Task details: Exactly how many lines have the word "matplotlib"? Answer with the bare number.
— start of Supplied records —
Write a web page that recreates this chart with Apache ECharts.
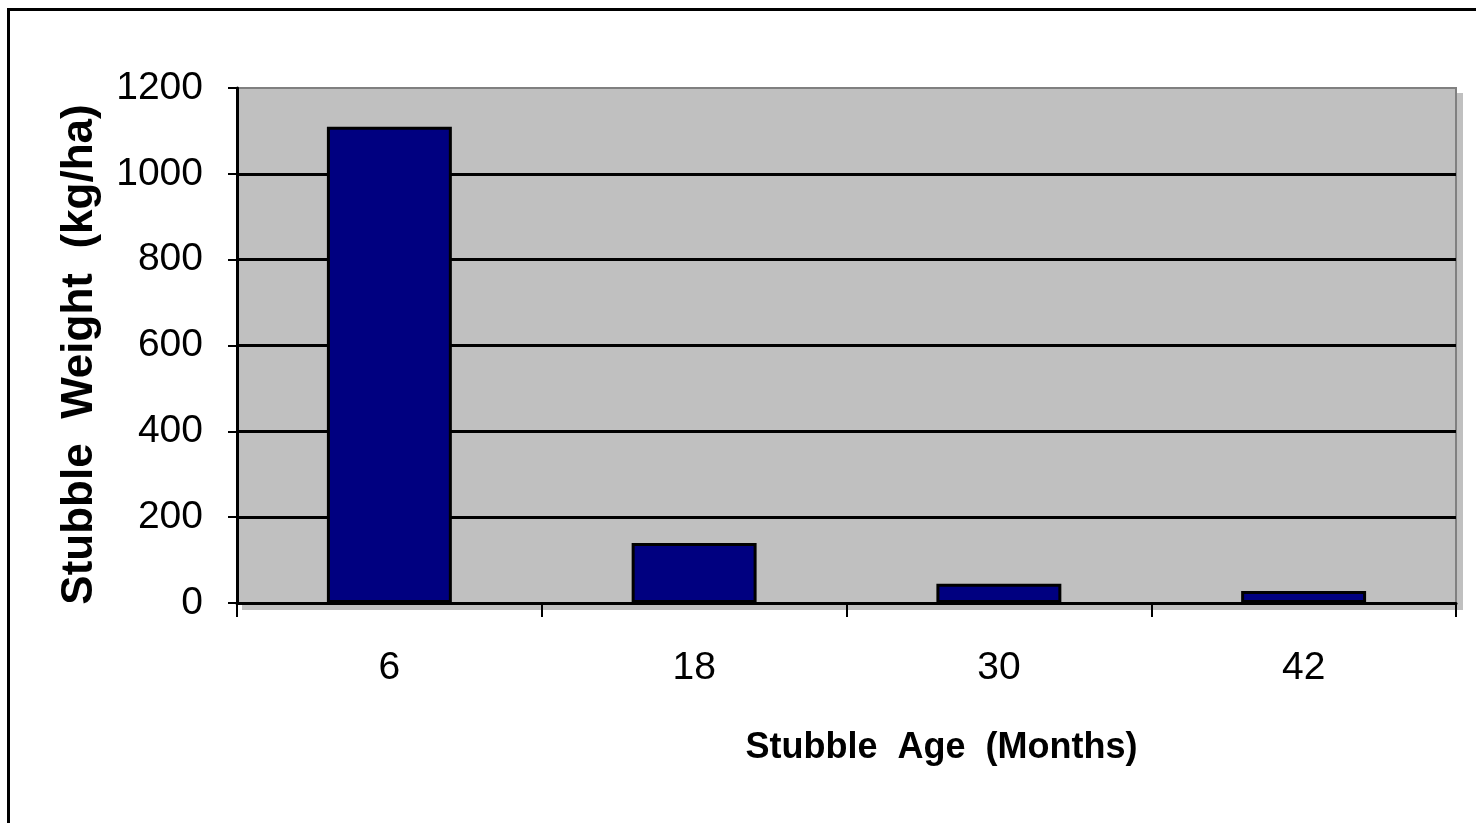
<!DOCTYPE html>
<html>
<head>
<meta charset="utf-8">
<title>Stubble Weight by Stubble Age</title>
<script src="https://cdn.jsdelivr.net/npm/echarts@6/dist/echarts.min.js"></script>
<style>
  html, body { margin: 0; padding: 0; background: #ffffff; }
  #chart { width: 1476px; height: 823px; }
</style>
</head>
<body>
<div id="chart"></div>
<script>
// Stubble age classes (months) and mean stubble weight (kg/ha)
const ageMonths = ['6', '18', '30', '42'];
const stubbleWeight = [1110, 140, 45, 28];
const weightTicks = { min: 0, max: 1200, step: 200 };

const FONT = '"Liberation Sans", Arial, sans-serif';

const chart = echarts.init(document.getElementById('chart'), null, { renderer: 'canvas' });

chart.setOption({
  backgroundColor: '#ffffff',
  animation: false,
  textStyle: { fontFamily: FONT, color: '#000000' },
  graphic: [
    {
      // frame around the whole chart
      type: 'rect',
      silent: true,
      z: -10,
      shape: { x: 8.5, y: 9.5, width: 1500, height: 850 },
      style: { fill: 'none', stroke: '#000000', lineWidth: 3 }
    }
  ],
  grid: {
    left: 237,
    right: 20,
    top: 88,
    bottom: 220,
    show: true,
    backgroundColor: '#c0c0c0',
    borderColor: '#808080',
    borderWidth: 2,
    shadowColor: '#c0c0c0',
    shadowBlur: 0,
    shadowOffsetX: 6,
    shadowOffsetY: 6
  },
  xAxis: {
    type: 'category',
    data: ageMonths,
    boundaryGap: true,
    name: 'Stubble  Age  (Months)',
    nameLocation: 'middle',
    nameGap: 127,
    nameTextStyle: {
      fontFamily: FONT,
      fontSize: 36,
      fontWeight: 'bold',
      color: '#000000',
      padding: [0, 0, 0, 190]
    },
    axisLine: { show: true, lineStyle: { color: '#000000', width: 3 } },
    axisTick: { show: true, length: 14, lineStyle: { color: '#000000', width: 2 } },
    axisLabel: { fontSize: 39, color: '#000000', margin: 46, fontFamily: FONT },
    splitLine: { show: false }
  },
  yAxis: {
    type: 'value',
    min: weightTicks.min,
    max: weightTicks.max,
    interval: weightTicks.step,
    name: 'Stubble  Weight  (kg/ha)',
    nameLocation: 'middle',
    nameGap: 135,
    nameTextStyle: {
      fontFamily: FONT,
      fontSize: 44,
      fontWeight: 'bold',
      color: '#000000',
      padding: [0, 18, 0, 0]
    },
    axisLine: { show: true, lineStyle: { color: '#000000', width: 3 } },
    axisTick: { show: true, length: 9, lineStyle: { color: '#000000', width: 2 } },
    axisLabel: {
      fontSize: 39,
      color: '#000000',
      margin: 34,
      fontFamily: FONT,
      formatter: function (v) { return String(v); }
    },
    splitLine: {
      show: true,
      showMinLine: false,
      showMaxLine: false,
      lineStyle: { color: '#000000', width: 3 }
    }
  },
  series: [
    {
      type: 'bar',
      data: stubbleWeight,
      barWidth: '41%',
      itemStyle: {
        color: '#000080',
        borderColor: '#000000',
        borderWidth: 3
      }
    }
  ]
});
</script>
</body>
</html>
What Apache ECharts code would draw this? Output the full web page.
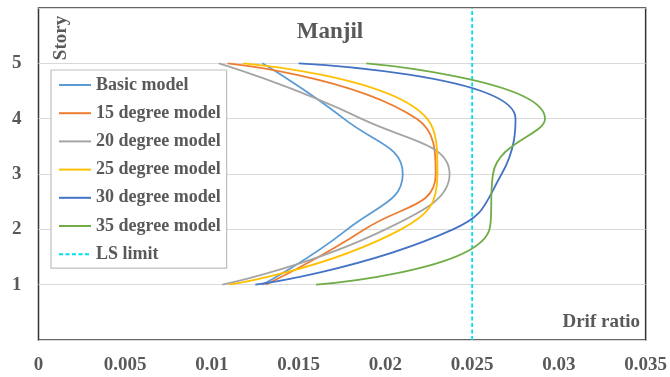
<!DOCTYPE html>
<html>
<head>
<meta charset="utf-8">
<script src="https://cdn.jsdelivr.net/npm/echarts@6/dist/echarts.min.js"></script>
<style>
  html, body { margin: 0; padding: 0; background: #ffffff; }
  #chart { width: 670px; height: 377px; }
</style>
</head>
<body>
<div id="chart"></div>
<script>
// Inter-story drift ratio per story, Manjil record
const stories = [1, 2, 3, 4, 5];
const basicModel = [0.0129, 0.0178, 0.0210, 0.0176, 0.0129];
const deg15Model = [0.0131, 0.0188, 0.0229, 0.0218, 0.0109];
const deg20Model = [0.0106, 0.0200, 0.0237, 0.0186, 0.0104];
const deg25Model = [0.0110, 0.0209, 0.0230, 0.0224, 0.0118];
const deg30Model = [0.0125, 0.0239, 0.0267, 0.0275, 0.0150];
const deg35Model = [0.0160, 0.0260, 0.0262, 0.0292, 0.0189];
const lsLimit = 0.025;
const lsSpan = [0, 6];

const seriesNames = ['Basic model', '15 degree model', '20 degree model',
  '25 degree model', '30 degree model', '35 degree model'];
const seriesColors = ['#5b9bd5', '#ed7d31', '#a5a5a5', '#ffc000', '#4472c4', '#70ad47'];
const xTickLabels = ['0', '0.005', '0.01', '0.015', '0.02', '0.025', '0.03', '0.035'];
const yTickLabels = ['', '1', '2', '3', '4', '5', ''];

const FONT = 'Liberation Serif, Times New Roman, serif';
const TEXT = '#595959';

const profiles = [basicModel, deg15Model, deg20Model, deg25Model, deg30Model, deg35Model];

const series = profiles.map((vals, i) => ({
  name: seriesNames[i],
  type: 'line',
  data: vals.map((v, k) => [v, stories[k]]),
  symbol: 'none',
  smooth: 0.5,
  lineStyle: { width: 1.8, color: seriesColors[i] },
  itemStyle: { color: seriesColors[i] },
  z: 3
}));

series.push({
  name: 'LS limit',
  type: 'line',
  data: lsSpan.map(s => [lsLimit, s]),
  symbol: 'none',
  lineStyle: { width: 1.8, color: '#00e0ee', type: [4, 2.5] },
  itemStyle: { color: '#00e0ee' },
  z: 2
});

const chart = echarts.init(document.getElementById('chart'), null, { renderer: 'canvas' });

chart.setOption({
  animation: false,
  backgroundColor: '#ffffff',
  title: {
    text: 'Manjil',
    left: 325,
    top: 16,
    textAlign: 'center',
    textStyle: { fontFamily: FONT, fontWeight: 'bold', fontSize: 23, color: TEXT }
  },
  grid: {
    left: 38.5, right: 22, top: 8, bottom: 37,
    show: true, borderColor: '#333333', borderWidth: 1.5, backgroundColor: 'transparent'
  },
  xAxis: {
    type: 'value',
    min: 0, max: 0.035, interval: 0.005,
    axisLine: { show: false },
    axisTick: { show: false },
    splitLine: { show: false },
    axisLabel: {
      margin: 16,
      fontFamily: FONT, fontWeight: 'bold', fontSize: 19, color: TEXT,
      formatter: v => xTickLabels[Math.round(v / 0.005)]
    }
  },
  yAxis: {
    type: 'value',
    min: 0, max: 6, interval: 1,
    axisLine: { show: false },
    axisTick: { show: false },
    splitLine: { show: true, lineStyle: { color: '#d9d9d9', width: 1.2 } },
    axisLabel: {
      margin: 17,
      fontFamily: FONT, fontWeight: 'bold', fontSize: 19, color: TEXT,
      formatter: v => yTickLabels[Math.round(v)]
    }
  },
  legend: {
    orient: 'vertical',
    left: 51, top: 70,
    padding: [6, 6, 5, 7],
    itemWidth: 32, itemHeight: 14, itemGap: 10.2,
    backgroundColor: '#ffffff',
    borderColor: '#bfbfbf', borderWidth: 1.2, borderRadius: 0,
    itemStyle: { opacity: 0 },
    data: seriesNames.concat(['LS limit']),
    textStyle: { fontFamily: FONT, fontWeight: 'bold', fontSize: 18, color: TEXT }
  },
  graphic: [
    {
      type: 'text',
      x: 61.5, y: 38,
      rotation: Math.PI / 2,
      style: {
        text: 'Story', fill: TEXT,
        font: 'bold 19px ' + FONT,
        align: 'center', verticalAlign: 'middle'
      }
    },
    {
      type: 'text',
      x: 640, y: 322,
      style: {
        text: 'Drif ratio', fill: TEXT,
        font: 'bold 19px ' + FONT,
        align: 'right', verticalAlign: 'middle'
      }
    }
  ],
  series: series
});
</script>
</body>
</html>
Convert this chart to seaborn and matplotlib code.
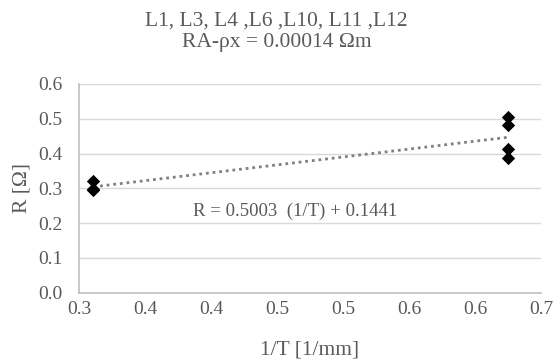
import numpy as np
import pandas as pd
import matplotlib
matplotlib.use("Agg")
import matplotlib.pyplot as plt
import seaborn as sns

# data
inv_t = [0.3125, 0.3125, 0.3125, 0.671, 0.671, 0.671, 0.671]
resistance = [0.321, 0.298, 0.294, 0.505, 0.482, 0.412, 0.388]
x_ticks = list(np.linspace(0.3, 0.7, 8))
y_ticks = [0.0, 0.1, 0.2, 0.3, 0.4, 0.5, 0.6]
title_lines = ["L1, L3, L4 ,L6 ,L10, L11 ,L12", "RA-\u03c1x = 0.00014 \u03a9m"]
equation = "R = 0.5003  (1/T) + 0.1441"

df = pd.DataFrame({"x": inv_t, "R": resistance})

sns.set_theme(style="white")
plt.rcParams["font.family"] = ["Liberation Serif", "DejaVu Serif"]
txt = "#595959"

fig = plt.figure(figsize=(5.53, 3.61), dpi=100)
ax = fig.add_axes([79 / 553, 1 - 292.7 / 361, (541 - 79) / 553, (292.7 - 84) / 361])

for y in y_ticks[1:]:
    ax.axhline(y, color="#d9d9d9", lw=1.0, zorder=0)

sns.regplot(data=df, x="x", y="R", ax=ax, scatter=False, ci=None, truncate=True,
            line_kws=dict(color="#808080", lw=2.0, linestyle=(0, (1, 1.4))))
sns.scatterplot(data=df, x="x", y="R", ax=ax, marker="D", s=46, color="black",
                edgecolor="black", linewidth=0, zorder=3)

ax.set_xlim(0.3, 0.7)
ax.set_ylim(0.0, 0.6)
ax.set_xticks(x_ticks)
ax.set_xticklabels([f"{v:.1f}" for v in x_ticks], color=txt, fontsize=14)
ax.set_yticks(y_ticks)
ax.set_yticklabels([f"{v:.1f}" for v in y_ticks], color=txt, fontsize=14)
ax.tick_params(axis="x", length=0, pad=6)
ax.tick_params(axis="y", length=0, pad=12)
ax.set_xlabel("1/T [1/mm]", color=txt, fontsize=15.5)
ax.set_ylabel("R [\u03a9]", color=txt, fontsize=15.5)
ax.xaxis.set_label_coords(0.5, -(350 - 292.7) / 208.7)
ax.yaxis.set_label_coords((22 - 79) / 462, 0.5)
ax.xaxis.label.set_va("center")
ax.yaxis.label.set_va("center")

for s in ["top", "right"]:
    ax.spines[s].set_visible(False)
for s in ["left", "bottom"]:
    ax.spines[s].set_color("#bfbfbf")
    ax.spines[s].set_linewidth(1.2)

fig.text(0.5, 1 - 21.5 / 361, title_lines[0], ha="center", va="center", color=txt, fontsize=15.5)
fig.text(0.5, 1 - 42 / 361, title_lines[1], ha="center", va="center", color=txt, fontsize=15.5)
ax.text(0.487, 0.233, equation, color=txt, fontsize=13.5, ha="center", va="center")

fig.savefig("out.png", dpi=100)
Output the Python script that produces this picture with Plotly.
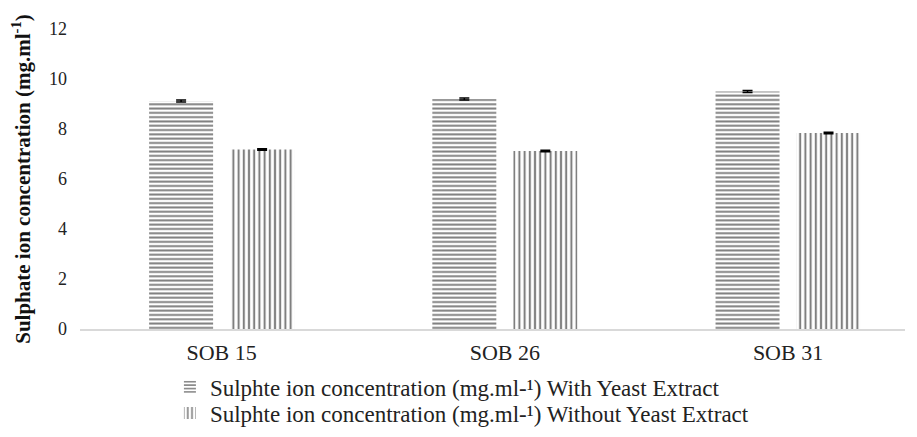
— end of Supplied records —
Answer to this problem: 4